While Iconographies is personal for Quayola, he says the broader topic is about looking at these iconogrpahic artworks through electronic mediation or lenses. This approach is a way of looking at the works from new angles or even “misunderstanding things.” Chief among these technologies, as Quayola says, was the Google Art project, which allowed users to look at paintings close up with the same technology as Google Maps.
“It’s fascinating in a way because you’re not really supposed to look at the paintings like that—they’re not made that way,” he says. “And I think this misunderstanding enables new discoveries, new ways of looking at things.”
“In Iconographies, I am very much focusing on paintings that have different kinds of stories but generally high iconographical content—they deal with very strong iconographic themes,” Quayola says of the new exhibition at NOME Gallery. “Specifically to create this contrast of removing altogether these iconographic layers and you’re kind of left with these sort of bare instructions, and then what happens to these paintings when you remove these layers, when you look at them through these algorithms using computer vision that perhaps will not understand this layer or that one.”
Quayola insists Iconographies is not really about any point of arrivals. It’s about the linguistic difference between start and end points, or the spaces in between. “These pieces can be defined as translation of certain subjects or paintings into abstract formations,” Quayola says. “All of them are abstract apart from the Venus.”
For the etched aluminum pieces, Quayola worked off of iconographic paintings of the "Judith and Holofernes" theme by Caravaggio, Guercino and others. Quayola explains that the Judith and Holofernes story, in which a young heroine seduces a big, evil general and cuts off his head, is Biblical and probably the most painted theme in the history of art.
“It’s interesting because when you talk about iconography, generally you end up talking about this theme—it’s often taken as an example of iconography,” Quayola says. “Many artists painted several versions of the same scene, maybe even exactly the same scene but they change some colors. It’s almost like it was a pretext to explore different visualizations.”
Riffing on multiple visualizations of the same scene, Quayola extracted data from the paintings using algorithms, then tweaked them in order to generate what he calls an “abstract entity.” As a result, the viewer cannot fully recognize the subject or human form of the paintings in his chemically-etched works. Instead, they see point clouds or lattices that might some amorphous form about them.
The extremely high-resolution ditone prints, which have Botticelli’s Adoration and Rubens’ Venus & Adonis as a few of their sources, are so detailed that Quayola says the viewer can get close enough to explore the space in a new way, which isn’t possible with his video works. This resolution, Quayola insists, makes the prints more akin to objects than mere images.

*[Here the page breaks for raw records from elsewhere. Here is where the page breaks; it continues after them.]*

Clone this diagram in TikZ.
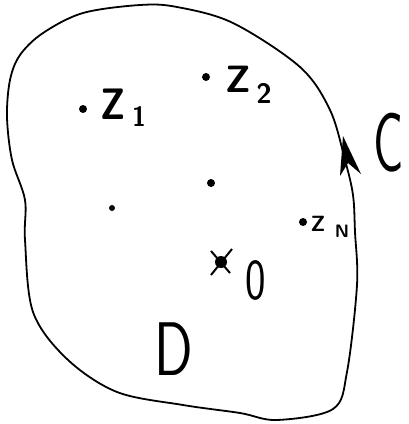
\documentclass[tikz,border=0pt]{standalone}
\usetikzlibrary{calc}
\begin{document}
\begin{tikzpicture}[x=1pt,y=-1pt,
  dotpt/.style={circle,fill=black,inner sep=0pt,minimum size=8pt},
  lbl/.style={inner sep=0pt,anchor=center,font=\sffamily},
  outline/.style={line width=1.8pt,line join=round}]
\useasboundingbox (0,0) rectangle (408,424);
% region boundary C
\draw[outline] plot[smooth cycle,tension=0.55] coordinates {
 (140,5) (83,13) (43,33) (20,55) (10,80) (7,117) (12,160) (25,200) (25,240)
 (33,312) (67,359) (117,392) (183,405) (240,413) (277,420) (333,409)
 (347,372) (357,285) (355,232) (353,195) (345,160) (330,110) (300,67)
 (233,23) (177,7)};
% arrowhead on C
\fill (343,136) -- (340,176) -- (348,163) -- (361,174) -- cycle;
% points
\node[dotpt] (p1) at (83,109) {};
\node[dotpt] (p2) at (206,77) {};
\node[dotpt] (pc) at (211,183) {};
\node[dotpt,minimum size=6pt] (pl) at (112,208) {};
\node[dotpt] (pn) at (303,222) {};
% labels
\node[lbl,font=\sffamily\bfseries\fontsize{44}{44}\selectfont,xscale=0.85] (z1) at (113,104) {Z};
\node[lbl,font=\sffamily\bfseries\fontsize{28}{28}\selectfont,xscale=0.9] (s1) at (139,116) {1};
\node[lbl,font=\sffamily\bfseries\fontsize{38}{38}\selectfont] (z2) at (238,79) {Z};
\node[lbl,font=\sffamily\bfseries\fontsize{28}{28}\selectfont] (s2) at (264,93) {2};
\node[lbl,font=\sffamily\bfseries\fontsize{22}{22}\selectfont] (zn) at (318,224) {Z};
\node[lbl,font=\sffamily\bfseries\fontsize{18}{18}\selectfont] (sn) at (342,231) {N};
\node[lbl,font=\sffamily\fontsize{84}{84}\selectfont,xscale=0.6] (c) at (389,143) {C};
\node[lbl,font=\sffamily\fontsize{58}{58}\selectfont,xscale=0.75] (o) at (256,280) {0};
\node[lbl,font=\sffamily\fontsize{76}{76}\selectfont,xscale=0.75] (d) at (174,349) {D};
% origin marker
\coordinate (x0) at (221,262);
\draw[line width=2pt] ($(x0)+(-10,-11)$) -- ($(x0)+(9,11)$);
\draw[line width=2pt] ($(x0)+(11,-13)$) -- ($(x0)+(-10,13)$);
\fill (x0) circle (6pt);
\end{tikzpicture}
\end{document}
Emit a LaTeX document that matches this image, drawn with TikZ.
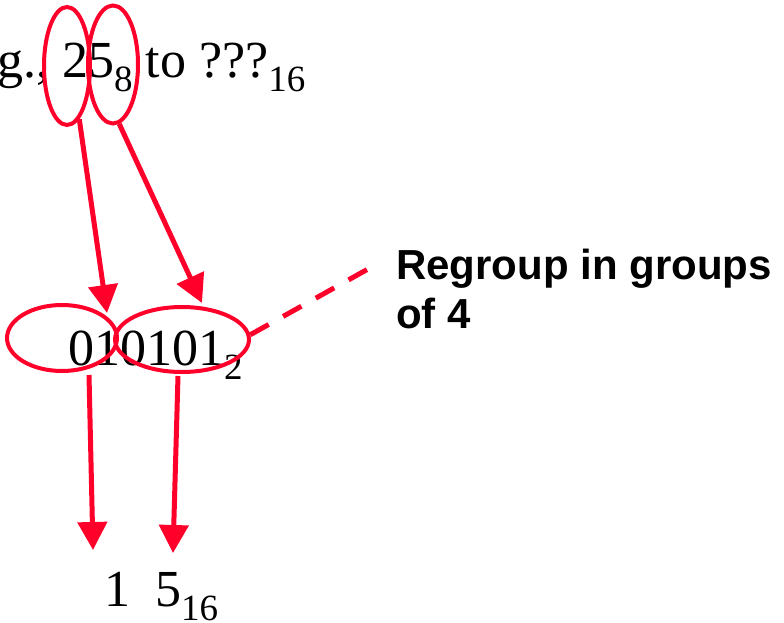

“When you have a photograph printed, it has some type of scale so that when you get close up you’ll end up seeing the grains that comprises the photography,” Quayola says. “But these prints are completely artificial in that they don’t have any of this grain or scale—they’re rendered at exactly the same resolution they will be printed, so they’re more like objects behind glass than photographs of an object. There is kind of an illusion of them being reliefs.”
Quayola’s remix of Botticelli’s Adoration is presented as a triptych of prints, each focusing on specific areas of the painting. He also presents a conceptual piece inspired by a piece of text by Giorgio Vasari, arguably the world’s first art historian. The text is Vasari’s description of Botticelli’s Adoration painting, which Quayola combines with the painting and renders as engraved computer code in a way that almost seems to be a wavelike optical illusion.
“Using algorithms, using computer vision is as an opportunity to be able to detach fully from historical narratives and really look at the image in a way that our eyes would struggle to do,” Quayola says. “One is this religious figurative painting, and on the other is this digital abstraction, but in a way they’re both based on very similar rules and principles behind the visual characteristics.”
“These important historical paintings are also based on these universal rules—they were studying the classics and trying to create a set of rules that would define how a composition should be made to be pleasing to look at,” Quayola adds. “In a way I’m almost continuing that tradition but approaching it in a completely different way, where you’re not influenced by your own eye or judgment about the narratives in the painting, but about this mathematical analysis and what you can really understand from that.”